Set down the full listing exactly as given. Any pictures are to be left out.

--- begin Material ---

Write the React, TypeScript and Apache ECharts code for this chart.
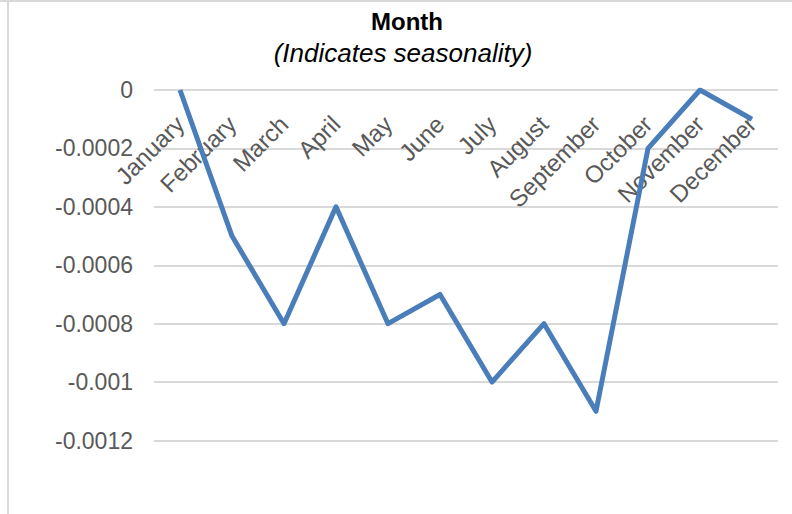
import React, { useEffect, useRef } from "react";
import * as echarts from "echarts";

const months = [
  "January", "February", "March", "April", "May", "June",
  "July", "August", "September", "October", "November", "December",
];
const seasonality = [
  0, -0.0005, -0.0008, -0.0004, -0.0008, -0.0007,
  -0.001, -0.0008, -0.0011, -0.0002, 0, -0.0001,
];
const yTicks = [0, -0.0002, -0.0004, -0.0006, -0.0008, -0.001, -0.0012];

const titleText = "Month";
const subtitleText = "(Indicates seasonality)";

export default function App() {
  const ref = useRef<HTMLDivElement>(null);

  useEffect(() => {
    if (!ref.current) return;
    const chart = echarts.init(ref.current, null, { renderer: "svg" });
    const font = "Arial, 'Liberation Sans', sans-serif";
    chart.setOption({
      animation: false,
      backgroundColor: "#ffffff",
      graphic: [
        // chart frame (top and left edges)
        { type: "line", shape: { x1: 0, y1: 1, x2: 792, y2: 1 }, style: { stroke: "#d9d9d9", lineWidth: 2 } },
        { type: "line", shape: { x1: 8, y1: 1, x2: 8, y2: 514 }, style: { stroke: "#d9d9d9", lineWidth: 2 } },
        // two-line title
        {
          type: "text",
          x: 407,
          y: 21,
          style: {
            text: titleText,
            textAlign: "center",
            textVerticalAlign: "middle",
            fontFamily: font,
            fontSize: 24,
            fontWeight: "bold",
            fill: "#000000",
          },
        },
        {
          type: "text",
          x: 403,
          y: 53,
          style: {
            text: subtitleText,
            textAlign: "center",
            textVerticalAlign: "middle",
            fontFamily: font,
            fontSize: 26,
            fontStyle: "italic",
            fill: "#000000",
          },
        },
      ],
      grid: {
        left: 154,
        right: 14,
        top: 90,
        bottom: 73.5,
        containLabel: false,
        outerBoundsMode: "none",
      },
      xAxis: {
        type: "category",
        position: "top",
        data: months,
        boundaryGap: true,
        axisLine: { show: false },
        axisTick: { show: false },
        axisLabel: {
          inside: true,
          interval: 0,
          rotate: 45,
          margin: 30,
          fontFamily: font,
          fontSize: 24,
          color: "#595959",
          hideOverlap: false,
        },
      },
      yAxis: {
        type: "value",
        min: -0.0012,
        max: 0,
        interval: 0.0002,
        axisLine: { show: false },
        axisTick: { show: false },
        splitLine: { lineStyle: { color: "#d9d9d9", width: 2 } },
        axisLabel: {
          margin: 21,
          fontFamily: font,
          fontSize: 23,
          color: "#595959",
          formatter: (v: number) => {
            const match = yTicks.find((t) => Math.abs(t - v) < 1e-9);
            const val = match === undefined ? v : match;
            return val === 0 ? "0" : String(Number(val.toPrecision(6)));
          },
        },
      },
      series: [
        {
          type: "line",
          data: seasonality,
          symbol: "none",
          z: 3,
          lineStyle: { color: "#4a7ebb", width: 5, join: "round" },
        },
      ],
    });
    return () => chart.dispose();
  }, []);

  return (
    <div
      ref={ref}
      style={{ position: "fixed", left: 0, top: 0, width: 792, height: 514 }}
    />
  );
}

--- end Material ---

(Solution for this task):
Write the React, TypeScript and Apache ECharts code for this chart.
import React, { useEffect, useRef } from "react";
import * as echarts from "echarts";

const months = [
  "January", "February", "March", "April", "May", "June",
  "July", "August", "September", "October", "November", "December",
];
const seasonality = [
  0, -0.0005, -0.0008, -0.0004, -0.0008, -0.0007,
  -0.001, -0.0008, -0.0011, -0.0002, 0, -0.0001,
];
const yTicks = [0, -0.0002, -0.0004, -0.0006, -0.0008, -0.001, -0.0012];

const titleText = "Month";
const subtitleText = "(Indicates seasonality)";

export default function App() {
  const ref = useRef<HTMLDivElement>(null);

  useEffect(() => {
    if (!ref.current) return;
    const chart = echarts.init(ref.current, null, { renderer: "svg" });
    const font = "Arial, 'Liberation Sans', sans-serif";
    chart.setOption({
      animation: false,
      backgroundColor: "#ffffff",
      graphic: [
        // chart frame (top and left edges)
        { type: "line", shape: { x1: 0, y1: 1, x2: 792, y2: 1 }, style: { stroke: "#d9d9d9", lineWidth: 2 } },
        { type: "line", shape: { x1: 8, y1: 1, x2: 8, y2: 514 }, style: { stroke: "#d9d9d9", lineWidth: 2 } },
        // two-line title
        {
          type: "text",
          x: 407,
          y: 21,
          style: {
            text: titleText,
            textAlign: "center",
            textVerticalAlign: "middle",
            fontFamily: font,
            fontSize: 24,
            fontWeight: "bold",
            fill: "#000000",
          },
        },
        {
          type: "text",
          x: 403,
          y: 53,
          style: {
            text: subtitleText,
            textAlign: "center",
            textVerticalAlign: "middle",
            fontFamily: font,
            fontSize: 26,
            fontStyle: "italic",
            fill: "#000000",
          },
        },
      ],
      grid: {
        left: 154,
        right: 14,
        top: 90,
        bottom: 73.5,
        containLabel: false,
        outerBoundsMode: "none",
      },
      xAxis: {
        type: "category",
        position: "top",
        data: months,
        boundaryGap: true,
        axisLine: { show: false },
        axisTick: { show: false },
        axisLabel: {
          inside: true,
          interval: 0,
          rotate: 45,
          margin: 30,
          fontFamily: font,
          fontSize: 24,
          color: "#595959",
          hideOverlap: false,
        },
      },
      yAxis: {
        type: "value",
        min: -0.0012,
        max: 0,
        interval: 0.0002,
        axisLine: { show: false },
        axisTick: { show: false },
        splitLine: { lineStyle: { color: "#d9d9d9", width: 2 } },
        axisLabel: {
          margin: 21,
          fontFamily: font,
          fontSize: 23,
          color: "#595959",
          formatter: (v: number) => {
            const match = yTicks.find((t) => Math.abs(t - v) < 1e-9);
            const val = match === undefined ? v : match;
            return val === 0 ? "0" : String(Number(val.toPrecision(6)));
          },
        },
      },
      series: [
        {
          type: "line",
          data: seasonality,
          symbol: "none",
          z: 3,
          lineStyle: { color: "#4a7ebb", width: 5, join: "round" },
        },
      ],
    });
    return () => chart.dispose();
  }, []);

  return (
    <div
      ref={ref}
      style={{ position: "fixed", left: 0, top: 0, width: 792, height: 514 }}
    />
  );
}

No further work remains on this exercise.